▶ [To do]
Line by line, repeat the data below exactly, beginning at the first line and ending at the line with "Chart.register(...registerables);". Omit pictures.

▶ [Dataset excerpt]
============================================================
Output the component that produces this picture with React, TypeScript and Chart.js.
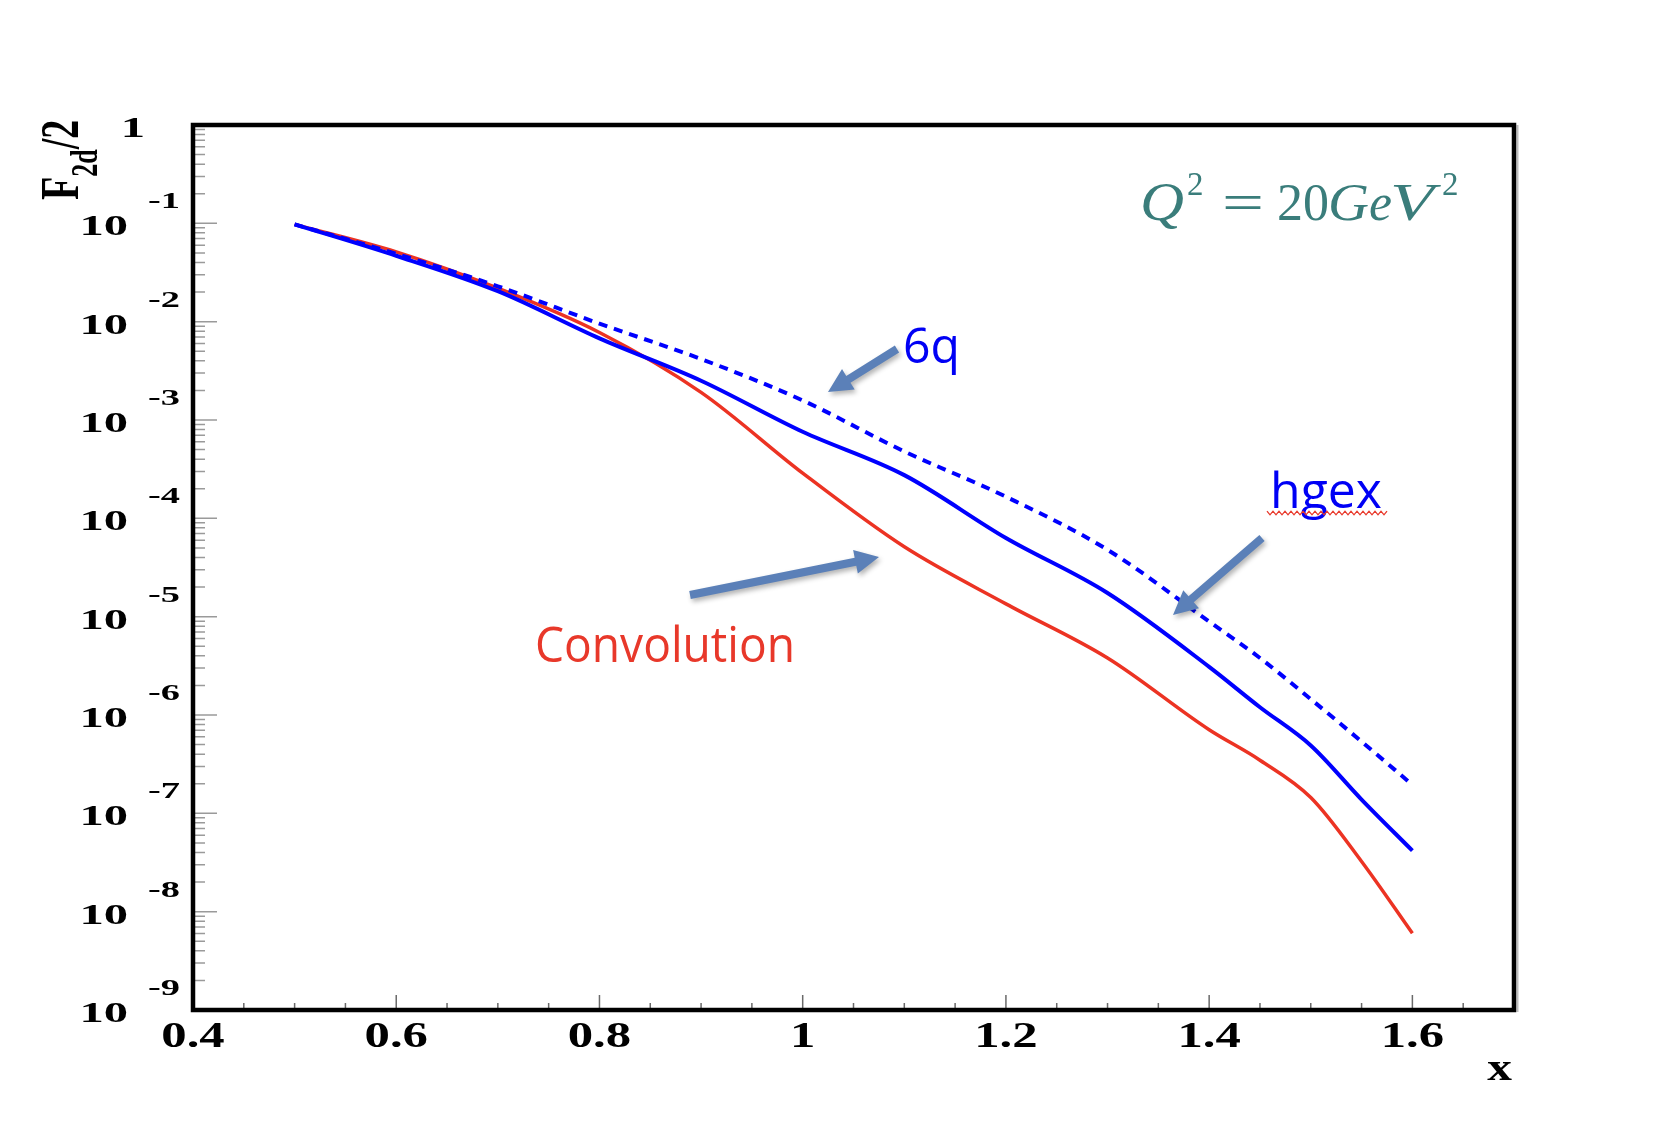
import React, { useEffect, useRef } from 'react';
import { Chart, registerables } from 'chart.js';

Chart.register(...registerables);

// ---- data ----
const X_VALUES = [0.5, 0.6, 0.7, 0.8, 0.9, 1.0, 1.1, 1.2, 1.3, 1.4, 1.45, 1.5, 1.55, 1.6];
const HGEX_VALUES = [0.0977, 0.0468, 0.0204, 6.76e-3, 2.51e-3, 7.59e-4, 2.75e-4, 6.31e-5, 1.74e-5, 3.09e-6, 1.2e-6, 4.9e-7, 1.38e-7, 4.17e-8];
const SIXQ_VALUES = [0.0977, 0.049, 0.0229, 9.55e-3, 4.17e-3, 1.58e-3, 4.79e-4, 1.66e-4, 4.79e-5, 8.91e-6, 3.8e-6, 1.45e-6, 5.37e-7, 1.95e-7];
const CONVOLUTION_VALUES = [0.0977, 0.0513, 0.0219, 7.76e-3, 1.91e-3, 2.88e-4, 5.13e-5, 1.35e-5, 3.8e-6, 7.08e-7, 3.47e-7, 1.45e-7, 3.24e-8, 6.03e-9];
const X_TICK_VALUES = [0.4, 0.6, 0.8, 1.0, 1.2, 1.4, 1.6];
const X_TICK_LABELS = ['0.4', '0.6', '0.8', '1', '1.2', '1.4', '1.6'];
const Y_EXPONENTS = [0, -1, -2, -3, -4, -5, -6, -7, -8, -9];

const SERIF = "'Liberation Serif', 'Times New Roman', serif";
const SANS = "'Open Sans', 'Noto Sans', sans-serif";

function drawText(ctx: CanvasRenderingContext2D, s: string, x: number, y: number, font: string, color: string, align: CanvasTextAlign = 'left', sx = 1) {
  ctx.save();
  ctx.font = font;
  ctx.fillStyle = color;
  ctx.textAlign = align;
  ctx.textBaseline = 'alphabetic';
  ctx.translate(x, y);
  ctx.scale(sx, 1);
  ctx.fillText(s, 0, 0);
  ctx.restore();
}

function drawFitted(ctx: CanvasRenderingContext2D, s: string, left: number, base: number, font: string, color: string, width: number) {
  ctx.save();
  ctx.font = font;
  const w = ctx.measureText(s).width;
  ctx.restore();
  drawText(ctx, s, left, base, font, color, 'left', width / w);
}

function drawArrow(ctx: CanvasRenderingContext2D, x1: number, y1: number, x2: number, y2: number) {
  const shaft = 8, headLen = 24, headW = 24;
  const ang = Math.atan2(y2 - y1, x2 - x1);
  const len = Math.hypot(x2 - x1, y2 - y1);
  ctx.save();
  ctx.shadowColor = 'rgba(0,0,0,0.3)';
  ctx.shadowBlur = 5;
  ctx.shadowOffsetX = 2;
  ctx.shadowOffsetY = 3;
  ctx.translate(x1, y1);
  ctx.rotate(ang);
  ctx.beginPath();
  ctx.moveTo(0, -shaft / 2);
  ctx.lineTo(len - headLen, -shaft / 2);
  ctx.lineTo(len - headLen, -headW / 2);
  ctx.lineTo(len, 0);
  ctx.lineTo(len - headLen, headW / 2);
  ctx.lineTo(len - headLen, shaft / 2);
  ctx.lineTo(0, shaft / 2);
  ctx.closePath();
  ctx.fillStyle = '#5b80b8';
  ctx.fill();
  ctx.restore();
}

const rootFramePlugin = {
  id: 'rootFrame',
  afterDraw(chart: any) {
    const ctx: CanvasRenderingContext2D = chart.ctx;
    const a = chart.chartArea;
    const xs = chart.scales.x;
    const ys = chart.scales.y;
    ctx.save();

    // y minor ticks
    ctx.strokeStyle = '#9a9a9a';
    ctx.lineWidth = 1.5;
    ctx.beginPath();
    for (let e = -9; e < 0; e++) {
      for (let k = 2; k <= 9; k++) {
        const py = ys.getPixelForValue(k * Math.pow(10, e));
        ctx.moveTo(a.left, py);
        ctx.lineTo(a.left + 12, py);
      }
    }
    for (let e = -8; e < 0; e++) {
      const py = ys.getPixelForValue(Math.pow(10, e));
      ctx.moveTo(a.left, py);
      ctx.lineTo(a.left + 24, py);
    }
    ctx.stroke();

    // x ticks
    ctx.strokeStyle = '#6a6a6a';
    ctx.beginPath();
    for (let i = 9; i <= 33; i++) {
      const px = xs.getPixelForValue(i * 0.05);
      const len = i % 4 === 0 ? 15 : 7;
      ctx.moveTo(px, a.bottom);
      ctx.lineTo(px, a.bottom - len);
    }
    ctx.stroke();

    // frame
    ctx.strokeStyle = '#bbbbbb';
    ctx.lineWidth = 2;
    ctx.beginPath();
    ctx.moveTo(a.right + 3.5, a.top);
    ctx.lineTo(a.right + 3.5, a.bottom + 2);
    ctx.stroke();
    ctx.strokeStyle = '#000';
    ctx.lineWidth = 4.5;
    ctx.strokeRect(a.left, a.top, a.right - a.left, a.bottom - a.top);

    // y labels
    Y_EXPONENTS.forEach((e) => {
      const py = ys.getPixelForValue(Math.pow(10, e));
      if (e === 0) {
        drawText(ctx, '1', 145, py + 12, `bold 30px ${SERIF}`, '#000', 'right', 1.62);
      } else {
        drawText(ctx, '10', 128, py + 12, `bold 30px ${SERIF}`, '#000', 'right', 1.62);
        drawText(ctx, String(e), 148, py - 15, `bold 24px ${SERIF}`, '#000', 'left', 1.6);
      }
    });

    // x labels
    X_TICK_VALUES.forEach((v, i) => {
      const px = xs.getPixelForValue(v);
      drawText(ctx, X_TICK_LABELS[i], px, 1047, `bold 35px ${SERIF}`, '#000', 'center', 1.45);
    });

    // x title
    drawText(ctx, 'x', 1512, 1080, `bold 38px ${SERIF}`, '#000', 'right', 1.3);

    // y title (rotated)
    ctx.save();
    ctx.translate(78, 200);
    ctx.rotate(-Math.PI / 2);
    ctx.scale(1, 1.45);
    ctx.fillStyle = '#000';
    ctx.textBaseline = 'alphabetic';
    ctx.textAlign = 'left';
    ctx.font = `bold 38px ${SERIF}`;
    const wF = ctx.measureText('F').width;
    ctx.fillText('F', 0, 0);
    ctx.font = `bold 26px ${SERIF}`;
    const wSub = ctx.measureText('2d').width;
    ctx.fillText('2d', wF, 13);
    ctx.font = `bold 38px ${SERIF}`;
    ctx.fillText('/2', wF + wSub, 0);
    ctx.restore();

    // Q^2 annotation
    const teal = '#3a7d7b';
    drawFitted(ctx, 'Q', 1140, 220, `italic 54px ${SERIF}`, teal, 44);
    drawText(ctx, '2', 1187, 195, `33px ${SERIF}`, teal);
    drawFitted(ctx, '=', 1222, 220, `52px ${SERIF}`, teal, 42);
    drawText(ctx, '20', 1277, 220, `52px ${SERIF}`, teal);
    drawFitted(ctx, 'G', 1328, 220, `italic 52px ${SERIF}`, teal, 41);
    drawFitted(ctx, 'e', 1369, 220, `italic 52px ${SERIF}`, teal, 23);
    drawFitted(ctx, 'V', 1390, 220, `italic 52px ${SERIF}`, teal, 44);
    drawText(ctx, '2', 1442, 195, `33px ${SERIF}`, teal);

    // labels
    drawFitted(ctx, '6q', 903, 363, `50px ${SANS}`, '#0000f5', 57);
    drawFitted(ctx, 'hgex', 1270, 508, `50px ${SANS}`, '#0000f5', 112);
    drawFitted(ctx, 'Convolution', 535, 662, `49px ${SANS}`, '#e8382a', 260);

    // spell-check squiggle under hgex
    ctx.strokeStyle = '#e8382a';
    ctx.lineWidth = 1.3;
    ctx.beginPath();
    for (let px = 1267, k = 0; px <= 1387; px += 3, k++) {
      const py = 513 + (k % 2 === 0 ? -1.8 : 1.8);
      if (k === 0) ctx.moveTo(px, py); else ctx.lineTo(px, py);
    }
    ctx.stroke();

    // arrows
    drawArrow(ctx, 897, 349, 828, 392);
    drawArrow(ctx, 690, 595, 879, 557);
    drawArrow(ctx, 1262, 538, 1173, 615);

    ctx.restore();
  },
};

export default function App() {
  const ref = useRef<HTMLCanvasElement | null>(null);
  useEffect(() => {
    if (!ref.current) return;
    const pts = (vals: number[]) => X_VALUES.map((x, i) => ({ x, y: vals[i] }));
    const common = { pointRadius: 0, fill: false, cubicInterpolationMode: 'monotone' };
    const chart = new Chart(ref.current, {
      type: 'line',
      data: {
        datasets: [
          { ...common, label: '6q', data: pts(SIXQ_VALUES), borderColor: '#0000ff', borderWidth: 4, borderDash: [9, 7] },
          { ...common, label: 'hgex', data: pts(HGEX_VALUES), borderColor: '#0000ff', borderWidth: 4 },
          { ...common, label: 'Convolution', data: pts(CONVOLUTION_VALUES), borderColor: '#ec3323', borderWidth: 3.5 },
        ],
      },
      options: {
        animation: false,
        responsive: false,
        devicePixelRatio: 1,
        layout: { padding: { left: 193, right: 142, top: 125, bottom: 136 } },
        plugins: { legend: { display: false }, tooltip: { enabled: false } },
        scales: {
          x: { type: 'linear', min: 0.4, max: 1.7, display: false },
          y: { type: 'logarithmic', min: 1e-9, max: 1, display: false },
        },
      },
      plugins: [rootFramePlugin],
    } as any);
    return () => chart.destroy();
  }, []);
  return (
    <div style={{ position: 'absolute', left: 0, top: 0, width: 1656, height: 1146, background: '#fff' }}>
      <canvas ref={ref} width={1656} height={1146} style={{ width: 1656, height: 1146, display: 'block' }} />
    </div>
  );
}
============================================================
▶ [Right answer]
Output the component that produces this picture with React, TypeScript and Chart.js.
import React, { useEffect, useRef } from 'react';
import { Chart, registerables } from 'chart.js';

Chart.register(...registerables);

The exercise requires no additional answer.